My Mother’s letters during this period touch very seldom on public matters. The notices of Consular and Imperial France are slight and of no great interest. There is, moreover, about all such notices a visible caution, an evident sense that what was written might very possibly come under other eyes besides those for which it was intended. But in addition to this, she was, in the nature of things, remote from the centres of intelligence. The society in which the detained English could move was of necessity very limited. Attentions to them were not supposed to be favourably regarded by the Emperor. The good French houses which were open to them, were a very few of the old régime; and many circumstances combined to throw the English together, while yet the number of them was too small to allow much selection among them of congenial society. But for all this, the letters do contain glimpses of some of the French celebrities of this time, as the Abbé Delille, Isabey the miniature painter, Mad. Récamier, Mˡˡᵉ Raucourt, Mˡˡᵉ Duchesnois, Berthier, and others; and a lively, though not always a very flattering, picture of those our English compatriots and their way of living among themselves. If it should seem to any that they retail too many of the trivialities of social life, it must be remembered that they were written to cheer and enliven, if possible, a very dull captivity, made at the moment far more cheerless by her own absence; and that everything was welcome which might contribute to this end. The letters are unfortunately—unfortunately that is, for me, who would otherwise have been spared no little trouble—for the most part without their dates, nor have they postmarks to supply this want.
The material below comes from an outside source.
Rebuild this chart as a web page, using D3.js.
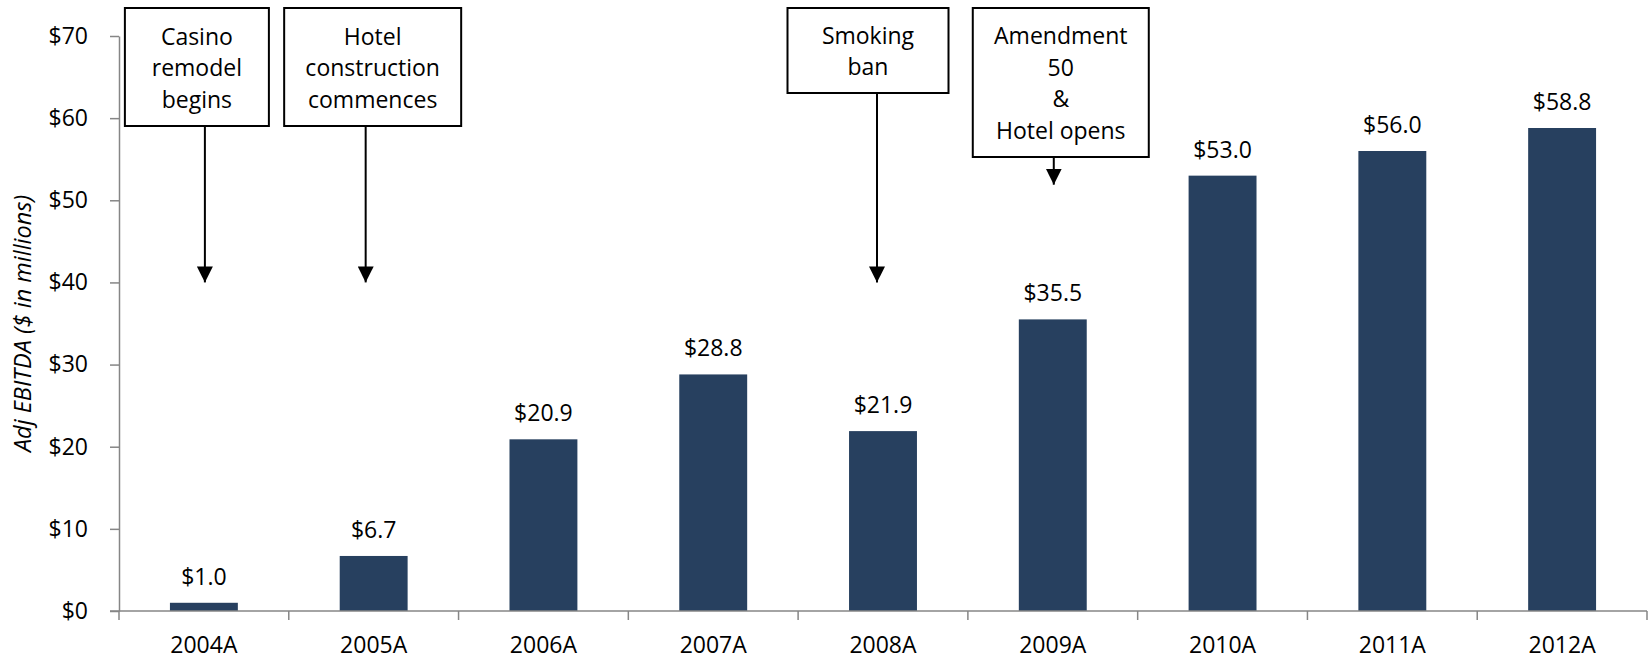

Knowing the exact months of each year, during which they must have been written, I have, by one help or another, put most of those which I publish in their right order; but I am not confident that I have done this with all.


TO RICHARD TRENCH, ESQ.

Paris, April, 1804.

I think I live here as if I was under the ban of the Holy Roman Empire. Is not that the phrase? No mortal comes near me. I wish the interdict was raised. I shall expect to be denied fire and water. Indeed, the last is so scarce in this house, and the first is so dear at Paris, that it is almost the same thing. I wish the sentence of excommunication was recalled.